According to the New York Times, NYCFC has been unable to find a permanent home. Community opposition derailed plans for a stadium at Flushing Meadows Corona Park in Queens, and rumors of a facility between the Major Deegan and East 153rd St. have not materialized. Because of this, the club will play it’s home games at Yankee Stadium for the next three (!) years. NYCFC must secure a location and build a stadium within that time, which does not figure to be easy considering how things have played out over the last year.

Yankee Stadium has hosted several soccer and non-baseball events over the years, though most were held during the offseason.

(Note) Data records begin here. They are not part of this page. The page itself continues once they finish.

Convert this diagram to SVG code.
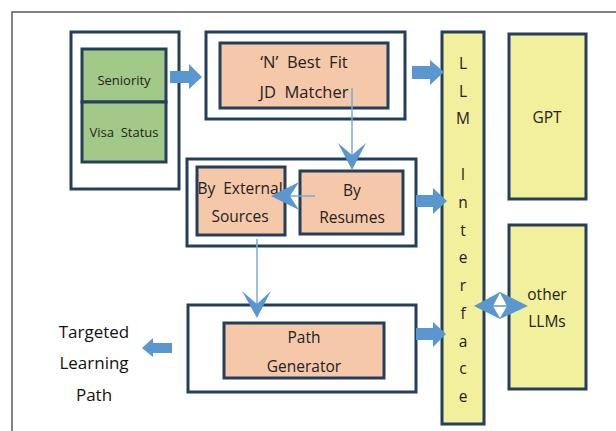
<svg xmlns="http://www.w3.org/2000/svg" width="616" height="431" viewBox="0 0 616 431">
<defs>
<style>
.frame{fill:none;stroke:#5a5a5a;stroke-width:1.5}
.outer{fill:#ffffff;stroke:#253f5a;stroke-width:3}
.orange{fill:#f5c8a9;stroke:#253f5a;stroke-width:3}
.green{fill:#a2c987;stroke:#253f5a;stroke-width:3}
.yellow{fill:#f2f09c;stroke:#253f5a;stroke-width:3}
.blk{fill:#5b97cf}
.line{stroke:#7aa9d8;stroke-width:1.5;fill:none}
text{font-family:"Open Sans","Noto Sans","DejaVu Sans",sans-serif;fill:#222;text-anchor:middle;white-space:pre}
.t{font-size:15.5px}
.m{font-size:16.5px}
.s{font-size:13px}
.l{font-size:17px;fill:#111}
</style>
</defs>
<rect class="frame" x="12" y="12" width="640" height="440"/>

<g id="box1">
<rect class="outer" x="71" y="32" width="108" height="157"/>
</g>
<g id="seniority">
<rect class="green" x="82" y="49" width="84" height="53"/>
<text class="s" x="124" y="84.5">Seniority</text>
</g>
<g id="visa">
<rect class="green" x="82" y="102" width="84" height="60"/>
<text class="s" x="124" y="136.5">Visa  Status</text>
</g>

<g id="box2">
<rect class="outer" x="206" y="32" width="199" height="87"/>
</g>
<g id="matcher">
<rect class="orange" x="220" y="43" width="168" height="65"/>
<text class="m" x="304" y="67.5">‘N’  Best  Fit</text>
<text class="m" x="304" y="97.5">JD  Matcher</text>
</g>

<g id="box3">
<rect class="outer" x="187" y="159" width="229" height="87"/>
</g>
<g id="external">
<rect class="orange" x="197" y="167" width="88" height="68"/>
<text class="t" x="240" y="193.5">By  External</text>
<text class="t" x="240" y="221.5">Sources</text>
</g>
<g id="resumes">
<rect class="orange" x="300" y="171" width="103" height="63"/>
<text class="t" x="352" y="195.5">By</text>
<text class="t" x="352" y="222.5">Resumes</text>
</g>

<g id="box4">
<rect class="outer" x="188" y="305" width="228" height="87"/>
</g>
<g id="pathgen">
<rect class="orange" x="224" y="323" width="160" height="55"/>
<text class="t" x="304" y="342.5">Path</text>
<text class="t" x="304" y="371.5">Generator</text>
</g>

<g id="llm">
<rect class="yellow" x="442" y="32" width="42" height="392"/>
<text class="t" x="463" y="68.5">L</text>
<text class="t" x="463" y="96.5">L</text>
<text class="t" x="463" y="123.5">M</text>
<text class="t" x="463" y="179.5">I</text>
<text class="t" x="463" y="207.5">n</text>
<text class="t" x="463" y="235.5">t</text>
<text class="t" x="463" y="262.5">e</text>
<text class="t" x="463" y="290.5">r</text>
<text class="t" x="463" y="318.5">f</text>
<text class="t" x="463" y="346.5">a</text>
<text class="t" x="463" y="373.5">c</text>
<text class="t" x="463" y="401.5">e</text>
</g>

<g id="gpt">
<rect class="yellow" x="509" y="34" width="77" height="165"/>
<text class="t" x="547" y="122.5">GPT</text>
</g>

<g id="other">
<rect class="yellow" x="509" y="225" width="77" height="164"/>
<text class="t" x="547" y="299.5">other</text>
<text class="t" x="547" y="326.5">LLMs</text>
</g>

<g id="target">
<text class="l" x="94" y="338">Targeted</text>
<text class="l" x="94" y="369">Learning</text>
<text class="l" x="94" y="401">Path</text>
</g>

<g id="connectors">
<polygon class="blk" points="170,71 189,71 189,64 202,77 189,89 189,83 170,83"/>
<polygon class="blk" points="412,66 430,66 430,60 444,72 430,85 430,79 412,79"/>
<polygon class="blk" points="416,195 433,195 433,188 447,201 433,214 433,207 416,207"/>
<polygon class="blk" points="416,328 433,328 433,322 446,334 433,347 433,340 416,340"/>
<polygon class="blk" points="172,343 153,343 153,338 142,348 153,357 153,353 172,353"/>
<line class="line" x1="352" y1="88" x2="352" y2="156"/>
<polygon class="blk" points="352,170 338,143 352,155 366,143"/>
<line class="line" x1="315" y1="196" x2="290" y2="196"/>
<polygon class="blk" points="271,196 299,182 290,196 299,210"/>
<line class="line" x1="257" y1="239" x2="257" y2="305"/>
<polygon class="blk" points="257,318 242,291 257,304 271,291"/>
<polygon class="blk" points="474,306 500,292 528,306 500,319"/>
<polygon fill="#ffffff" points="493,306 500,293 507,306 500,318"/>
<line x1="492" y1="306" x2="508" y2="306" stroke="#5b97cf" stroke-width="1.5"/>
</g>
</svg>
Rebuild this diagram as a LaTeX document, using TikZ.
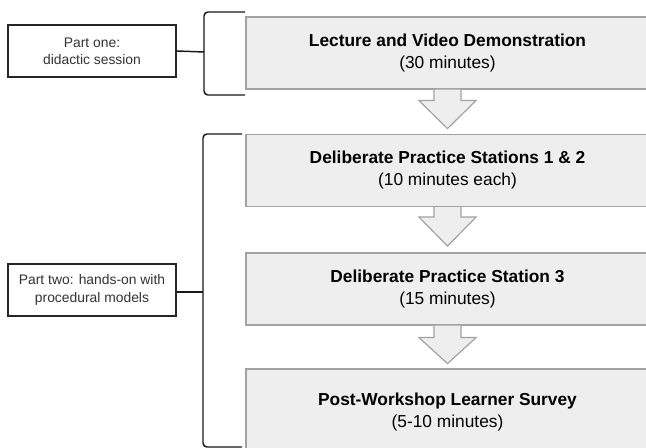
\documentclass[tikz,border=0pt]{standalone}
\usepackage{fontspec}
\setmainfont{Liberation Sans}
\usetikzlibrary{calc}
\definecolor{stepfill}{HTML}{EEEEEE}
\definecolor{stepline}{HTML}{A2A2A2}
\begin{document}
\begin{tikzpicture}[x=0.75pt,y=-0.75pt,
  stepbox/.style={draw=stepline,fill=stepfill,line width=0.9pt,
    minimum width=302.25pt,minimum height=54pt,inner sep=0pt,
    align=center,font=\fontsize{13}{16.5}\selectfont},
  partbox/.style={draw=black!85,fill=white,line width=1.1pt,
    minimum width=126pt,minimum height=39pt,inner sep=0pt,
    align=center,font=\fontsize{10.4}{13}\selectfont,text=black!80},
  flowarrow/.style={draw=stepline,fill=stepfill,line width=0.9pt,line join=miter},
  bracketline/.style={draw=black!90,line width=1.1pt,rounded corners=3pt},
  link/.style={draw=black!90,line width=1.1pt}]
\useasboundingbox (0,0) rectangle (646,448);
\begin{scope}
\clip (0,0) rectangle (646,448);

% steps of the workshop
\node[stepbox] (s1) at (447.5,53) {\textbf{Lecture and Video Demonstration}\\(30 minutes)};
\node[stepbox] (s2) at (447.5,170.5) {\textbf{Deliberate Practice Stations 1 \& 2}\\(10 minutes each)};
\node[stepbox] (s3) at (447.5,289) {\textbf{Deliberate Practice Station 3}\\(15 minutes)};
\node[stepbox,minimum height=64.5pt] (s4) at (447.5,412) {\textbf{Post-Workshop Learner Survey}\\(5-10 minutes)};

% block arrows between the steps
\foreach \a/\h/\t in {s1/11/39, s2/10/39, s3/12/38}{
  \path[flowarrow]
    ($(\a.south)+(-13.5,0)$) -- ++(0,\h) -- ++(-15,0)
    -- ($(\a.south)+(0,\t)$)
    -- ($(\a.south)+(28.5,\h)$) -- ++(-15,0) -- ++(0,-\h);
}

% part labels
\node[partbox] (p1) at (92,51) {Part one:\\didactic session};
\node[partbox] (p2) at (92,290) {Part two: hands-on with\\procedural models};

% brackets grouping the steps
\coordinate (b1) at (204,52);
\coordinate (b2) at (203,292);
\path[bracketline] (245,12) -- (204,12) -- (204,95) -- (245,95);
\path[bracketline] (242,134) -- (203,134) -- (203,447) -- (242,447);
\path[link] (p1.east) -- (b1);
\path[link] (p2.east |- b2) -- (b2);
\end{scope}
\end{tikzpicture}
\end{document}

Manchester City and Chelsea played an exhibition game in the Bronx last May while the Yankees were on an eight-game road trip. Temporary grass was laid over the infield (see the photo above) and I assume that is the plan for the next three years. The MLB and MLS seasons both run from March to October, so there is plenty of overlap. Here’s more from the Times:

A Yankees executive emphasized to reporters earlier this year that a potential shared space was not a concern, saying the Yankees “realized what we were getting into” when they went into their M.L.S. partnership with Manchester City.

At an event in February to announce a summer exhibition game between Manchester City and Liverpool, Mark Holtzman, the Yankees’ executive director of nonbaseball events, said the team generally required several days to prepare for events and then several more to repair the playing surface for baseball. But he also noted that since its opening in 2009, the stadium has hosted soccer games as well as a schedule of summer concerts.

Obviously wear and tear is a pretty big concern. The MLS schedule runs 34 games, which means one home game every two weeks or so, on average. Back-to-back NYCFC home games and stuff like that could really tear up the field. There’s also the matter of removing and rebuilding the pitcher’s mound. That said, Holtzman and the Yankees are not concerned.

“Technology has gotten to the point where I think we can turn it around pretty quickly,” Holtzman said.

“Baseball is clearly the No. 1 priority,” he added. “We wouldn’t do anything to put anyone at any risk; there’s a major investment here in the players. At the end of the day, we look at these opportunities very carefully, and we wouldn’t get into these opportunities unless we were confident in the end result.”